### Job
Drop the pictures and give back word for word the lines from the line holding "Recreate this image" to the line holding "4.5, 5, 5.5, 6];", both included.

== Data lines ==

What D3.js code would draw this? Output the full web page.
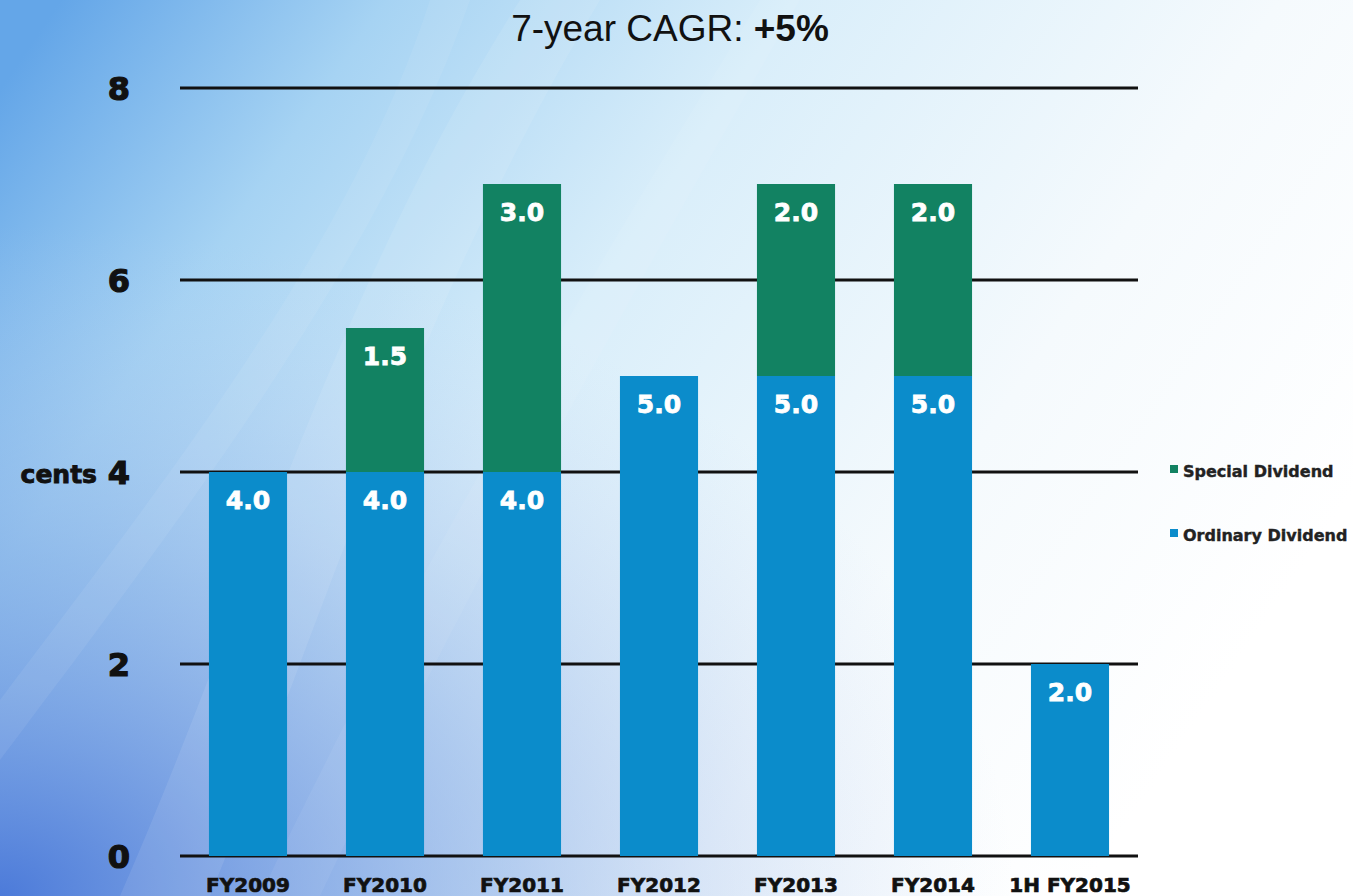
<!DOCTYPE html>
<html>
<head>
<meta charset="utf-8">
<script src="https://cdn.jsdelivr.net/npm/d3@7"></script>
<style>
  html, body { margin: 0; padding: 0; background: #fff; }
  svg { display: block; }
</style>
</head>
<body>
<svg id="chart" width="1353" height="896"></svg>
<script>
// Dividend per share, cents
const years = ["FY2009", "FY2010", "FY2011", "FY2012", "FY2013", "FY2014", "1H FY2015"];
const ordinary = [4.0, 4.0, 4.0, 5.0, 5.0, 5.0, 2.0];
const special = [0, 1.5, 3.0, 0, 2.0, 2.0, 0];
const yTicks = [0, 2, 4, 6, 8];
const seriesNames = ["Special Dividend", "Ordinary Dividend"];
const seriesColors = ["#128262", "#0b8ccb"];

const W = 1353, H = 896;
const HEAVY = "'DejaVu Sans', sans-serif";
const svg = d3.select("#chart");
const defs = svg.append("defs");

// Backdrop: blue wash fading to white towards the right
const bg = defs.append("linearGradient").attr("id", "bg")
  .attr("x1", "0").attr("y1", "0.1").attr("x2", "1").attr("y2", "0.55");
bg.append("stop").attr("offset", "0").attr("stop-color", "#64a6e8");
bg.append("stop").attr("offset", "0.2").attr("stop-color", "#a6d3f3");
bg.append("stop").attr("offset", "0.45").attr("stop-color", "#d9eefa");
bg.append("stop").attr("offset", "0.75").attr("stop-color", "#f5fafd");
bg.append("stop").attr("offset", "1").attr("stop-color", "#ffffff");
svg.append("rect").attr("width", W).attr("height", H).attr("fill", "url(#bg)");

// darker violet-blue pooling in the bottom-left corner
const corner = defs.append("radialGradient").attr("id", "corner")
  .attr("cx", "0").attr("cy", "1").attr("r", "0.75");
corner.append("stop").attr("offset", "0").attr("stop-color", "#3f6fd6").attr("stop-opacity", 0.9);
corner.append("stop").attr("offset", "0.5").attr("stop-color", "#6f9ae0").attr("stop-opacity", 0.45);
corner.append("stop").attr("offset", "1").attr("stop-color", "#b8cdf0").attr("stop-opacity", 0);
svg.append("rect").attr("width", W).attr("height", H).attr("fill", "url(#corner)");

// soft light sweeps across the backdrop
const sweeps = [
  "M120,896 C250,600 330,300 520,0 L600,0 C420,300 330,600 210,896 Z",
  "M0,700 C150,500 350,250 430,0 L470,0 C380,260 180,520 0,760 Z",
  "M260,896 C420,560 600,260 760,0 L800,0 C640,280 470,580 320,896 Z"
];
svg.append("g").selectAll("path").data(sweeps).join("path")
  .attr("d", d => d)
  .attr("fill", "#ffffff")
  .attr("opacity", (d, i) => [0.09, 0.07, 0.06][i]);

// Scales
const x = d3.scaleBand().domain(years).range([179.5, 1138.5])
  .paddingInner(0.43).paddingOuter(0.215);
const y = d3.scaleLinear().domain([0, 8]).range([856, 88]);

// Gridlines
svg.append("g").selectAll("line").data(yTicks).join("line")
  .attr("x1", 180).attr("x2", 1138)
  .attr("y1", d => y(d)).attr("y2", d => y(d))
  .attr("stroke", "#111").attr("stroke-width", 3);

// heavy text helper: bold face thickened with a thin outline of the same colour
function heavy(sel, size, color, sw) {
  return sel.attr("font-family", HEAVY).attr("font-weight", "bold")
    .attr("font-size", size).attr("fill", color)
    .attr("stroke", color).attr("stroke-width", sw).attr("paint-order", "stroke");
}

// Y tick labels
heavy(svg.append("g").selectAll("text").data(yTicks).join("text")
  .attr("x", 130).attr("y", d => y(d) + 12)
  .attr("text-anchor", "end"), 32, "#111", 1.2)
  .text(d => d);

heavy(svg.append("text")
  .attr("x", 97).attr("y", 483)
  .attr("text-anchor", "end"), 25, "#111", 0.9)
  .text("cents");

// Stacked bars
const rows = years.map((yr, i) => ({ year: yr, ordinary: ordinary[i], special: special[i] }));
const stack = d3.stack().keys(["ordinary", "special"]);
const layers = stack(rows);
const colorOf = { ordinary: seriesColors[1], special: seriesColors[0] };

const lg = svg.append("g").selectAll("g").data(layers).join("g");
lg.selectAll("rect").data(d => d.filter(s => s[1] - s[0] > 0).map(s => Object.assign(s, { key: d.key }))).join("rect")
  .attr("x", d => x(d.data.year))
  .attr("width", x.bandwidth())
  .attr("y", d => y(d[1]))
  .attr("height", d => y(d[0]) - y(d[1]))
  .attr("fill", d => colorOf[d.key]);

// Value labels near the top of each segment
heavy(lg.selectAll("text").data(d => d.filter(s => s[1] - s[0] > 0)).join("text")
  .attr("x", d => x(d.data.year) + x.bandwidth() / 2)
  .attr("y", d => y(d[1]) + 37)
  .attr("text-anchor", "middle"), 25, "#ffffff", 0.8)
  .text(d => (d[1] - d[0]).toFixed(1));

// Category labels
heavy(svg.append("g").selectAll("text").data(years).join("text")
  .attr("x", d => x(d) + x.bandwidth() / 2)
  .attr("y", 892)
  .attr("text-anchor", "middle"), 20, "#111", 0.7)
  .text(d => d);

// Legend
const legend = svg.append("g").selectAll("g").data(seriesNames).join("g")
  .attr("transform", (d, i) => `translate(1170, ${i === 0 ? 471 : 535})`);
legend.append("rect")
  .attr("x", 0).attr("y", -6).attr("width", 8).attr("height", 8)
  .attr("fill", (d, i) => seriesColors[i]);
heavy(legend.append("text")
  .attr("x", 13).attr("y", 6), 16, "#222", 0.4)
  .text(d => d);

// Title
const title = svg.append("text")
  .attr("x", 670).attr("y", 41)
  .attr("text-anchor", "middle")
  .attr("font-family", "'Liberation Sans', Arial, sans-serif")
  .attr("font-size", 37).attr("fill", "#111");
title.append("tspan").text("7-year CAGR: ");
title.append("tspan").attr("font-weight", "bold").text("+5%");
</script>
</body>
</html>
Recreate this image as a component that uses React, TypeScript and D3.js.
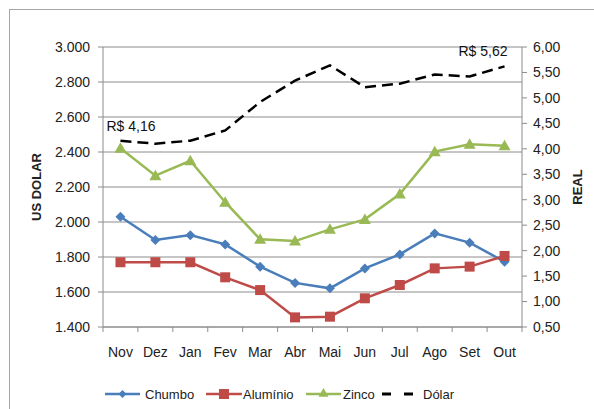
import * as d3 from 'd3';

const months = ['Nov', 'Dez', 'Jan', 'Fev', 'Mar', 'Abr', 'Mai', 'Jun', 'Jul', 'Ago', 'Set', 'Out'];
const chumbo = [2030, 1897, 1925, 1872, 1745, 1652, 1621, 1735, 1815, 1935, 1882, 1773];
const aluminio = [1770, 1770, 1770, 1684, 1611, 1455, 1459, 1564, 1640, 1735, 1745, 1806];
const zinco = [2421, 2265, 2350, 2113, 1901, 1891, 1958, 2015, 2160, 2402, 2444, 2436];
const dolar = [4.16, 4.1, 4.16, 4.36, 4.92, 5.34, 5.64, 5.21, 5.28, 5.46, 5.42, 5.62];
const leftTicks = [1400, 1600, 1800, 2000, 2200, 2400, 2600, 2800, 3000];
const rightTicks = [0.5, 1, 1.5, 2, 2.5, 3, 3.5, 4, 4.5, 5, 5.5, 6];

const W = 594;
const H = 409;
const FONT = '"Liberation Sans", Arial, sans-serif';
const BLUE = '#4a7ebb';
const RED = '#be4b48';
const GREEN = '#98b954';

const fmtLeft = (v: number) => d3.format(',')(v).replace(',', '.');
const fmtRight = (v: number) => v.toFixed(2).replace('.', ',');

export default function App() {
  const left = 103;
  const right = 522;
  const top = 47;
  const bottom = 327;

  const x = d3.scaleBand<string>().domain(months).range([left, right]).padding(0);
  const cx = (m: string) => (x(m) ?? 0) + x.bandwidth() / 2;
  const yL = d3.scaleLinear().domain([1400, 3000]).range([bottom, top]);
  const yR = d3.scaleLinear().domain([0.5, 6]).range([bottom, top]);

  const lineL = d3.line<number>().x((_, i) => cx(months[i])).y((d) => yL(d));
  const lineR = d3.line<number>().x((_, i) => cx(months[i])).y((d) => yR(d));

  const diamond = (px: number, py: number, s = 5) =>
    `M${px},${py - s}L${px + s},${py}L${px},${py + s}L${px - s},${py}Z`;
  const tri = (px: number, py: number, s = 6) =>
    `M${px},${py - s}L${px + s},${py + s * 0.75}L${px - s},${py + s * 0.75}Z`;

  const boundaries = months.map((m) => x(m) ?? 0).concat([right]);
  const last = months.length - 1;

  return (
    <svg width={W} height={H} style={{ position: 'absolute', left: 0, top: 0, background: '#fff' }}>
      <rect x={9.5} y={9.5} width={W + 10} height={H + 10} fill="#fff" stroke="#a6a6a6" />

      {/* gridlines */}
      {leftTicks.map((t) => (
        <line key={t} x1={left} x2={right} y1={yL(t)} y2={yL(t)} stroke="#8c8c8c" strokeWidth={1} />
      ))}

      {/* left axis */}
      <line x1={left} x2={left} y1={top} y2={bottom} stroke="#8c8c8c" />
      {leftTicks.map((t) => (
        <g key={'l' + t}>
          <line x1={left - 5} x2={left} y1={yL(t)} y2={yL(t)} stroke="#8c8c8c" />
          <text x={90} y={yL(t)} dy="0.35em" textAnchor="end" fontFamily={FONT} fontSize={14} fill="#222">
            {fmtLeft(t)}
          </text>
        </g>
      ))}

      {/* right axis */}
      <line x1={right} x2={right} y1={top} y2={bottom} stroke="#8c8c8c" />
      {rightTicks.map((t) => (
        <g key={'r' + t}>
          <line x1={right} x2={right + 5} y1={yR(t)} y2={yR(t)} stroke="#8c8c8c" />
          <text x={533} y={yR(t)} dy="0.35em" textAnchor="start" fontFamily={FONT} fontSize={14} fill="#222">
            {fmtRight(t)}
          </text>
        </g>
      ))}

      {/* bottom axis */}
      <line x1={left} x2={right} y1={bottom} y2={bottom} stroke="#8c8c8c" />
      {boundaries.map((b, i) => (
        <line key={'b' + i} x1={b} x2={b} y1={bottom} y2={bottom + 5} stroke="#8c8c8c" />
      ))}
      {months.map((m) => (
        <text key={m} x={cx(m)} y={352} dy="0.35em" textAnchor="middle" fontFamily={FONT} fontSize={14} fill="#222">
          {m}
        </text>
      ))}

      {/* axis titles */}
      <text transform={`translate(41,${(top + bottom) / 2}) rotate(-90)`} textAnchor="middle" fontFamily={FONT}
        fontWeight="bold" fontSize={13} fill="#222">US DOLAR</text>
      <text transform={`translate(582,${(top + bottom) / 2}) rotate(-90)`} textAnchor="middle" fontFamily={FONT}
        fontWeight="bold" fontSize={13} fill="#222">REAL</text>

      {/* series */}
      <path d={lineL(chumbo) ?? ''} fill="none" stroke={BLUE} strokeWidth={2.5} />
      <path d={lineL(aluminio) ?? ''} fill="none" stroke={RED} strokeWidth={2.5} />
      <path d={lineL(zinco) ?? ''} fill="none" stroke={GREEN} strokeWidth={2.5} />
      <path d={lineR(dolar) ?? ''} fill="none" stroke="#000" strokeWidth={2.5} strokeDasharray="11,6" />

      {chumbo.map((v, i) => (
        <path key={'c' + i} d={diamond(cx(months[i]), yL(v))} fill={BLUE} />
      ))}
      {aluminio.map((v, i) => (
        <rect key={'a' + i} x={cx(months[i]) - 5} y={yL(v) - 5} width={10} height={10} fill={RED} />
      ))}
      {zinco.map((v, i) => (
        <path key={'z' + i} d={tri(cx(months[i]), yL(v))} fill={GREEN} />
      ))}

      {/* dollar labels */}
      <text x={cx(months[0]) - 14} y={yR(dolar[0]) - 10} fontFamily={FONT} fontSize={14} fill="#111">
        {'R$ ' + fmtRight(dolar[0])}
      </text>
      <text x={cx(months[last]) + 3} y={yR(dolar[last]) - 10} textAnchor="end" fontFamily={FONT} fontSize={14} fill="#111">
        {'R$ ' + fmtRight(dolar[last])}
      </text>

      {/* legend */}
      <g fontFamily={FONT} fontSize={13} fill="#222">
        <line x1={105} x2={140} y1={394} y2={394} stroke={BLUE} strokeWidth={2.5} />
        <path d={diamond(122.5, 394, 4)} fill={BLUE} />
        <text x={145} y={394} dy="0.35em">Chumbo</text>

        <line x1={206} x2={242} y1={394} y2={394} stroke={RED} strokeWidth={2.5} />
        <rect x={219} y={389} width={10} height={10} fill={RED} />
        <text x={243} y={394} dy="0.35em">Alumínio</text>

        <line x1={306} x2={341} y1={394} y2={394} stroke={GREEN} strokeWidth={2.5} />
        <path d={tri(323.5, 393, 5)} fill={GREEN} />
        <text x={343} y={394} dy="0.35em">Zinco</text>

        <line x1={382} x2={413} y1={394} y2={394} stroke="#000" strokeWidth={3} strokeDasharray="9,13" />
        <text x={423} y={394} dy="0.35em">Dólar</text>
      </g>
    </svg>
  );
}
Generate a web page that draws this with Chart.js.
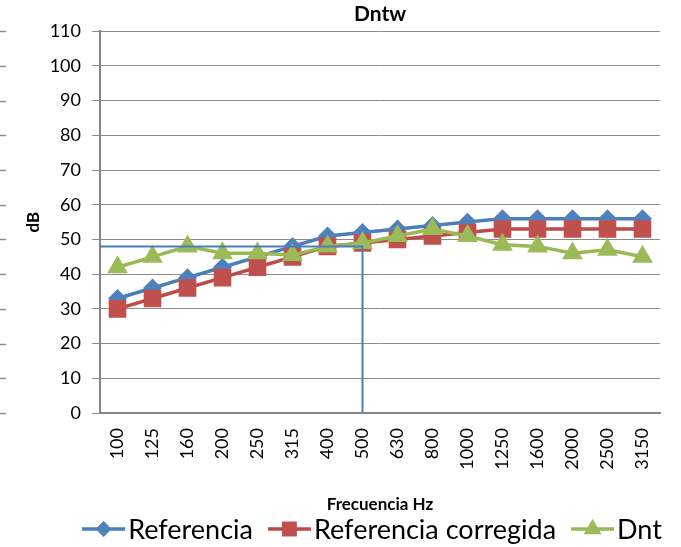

===

### Finished answer
Recreate this image as a component that uses React, TypeScript and D3.js.
import * as d3 from 'd3';

const months = ['Nov', 'Dez', 'Jan', 'Fev', 'Mar', 'Abr', 'Mai', 'Jun', 'Jul', 'Ago', 'Set', 'Out'];
const chumbo = [2030, 1897, 1925, 1872, 1745, 1652, 1621, 1735, 1815, 1935, 1882, 1773];
const aluminio = [1770, 1770, 1770, 1684, 1611, 1455, 1459, 1564, 1640, 1735, 1745, 1806];
const zinco = [2421, 2265, 2350, 2113, 1901, 1891, 1958, 2015, 2160, 2402, 2444, 2436];
const dolar = [4.16, 4.1, 4.16, 4.36, 4.92, 5.34, 5.64, 5.21, 5.28, 5.46, 5.42, 5.62];
const leftTicks = [1400, 1600, 1800, 2000, 2200, 2400, 2600, 2800, 3000];
const rightTicks = [0.5, 1, 1.5, 2, 2.5, 3, 3.5, 4, 4.5, 5, 5.5, 6];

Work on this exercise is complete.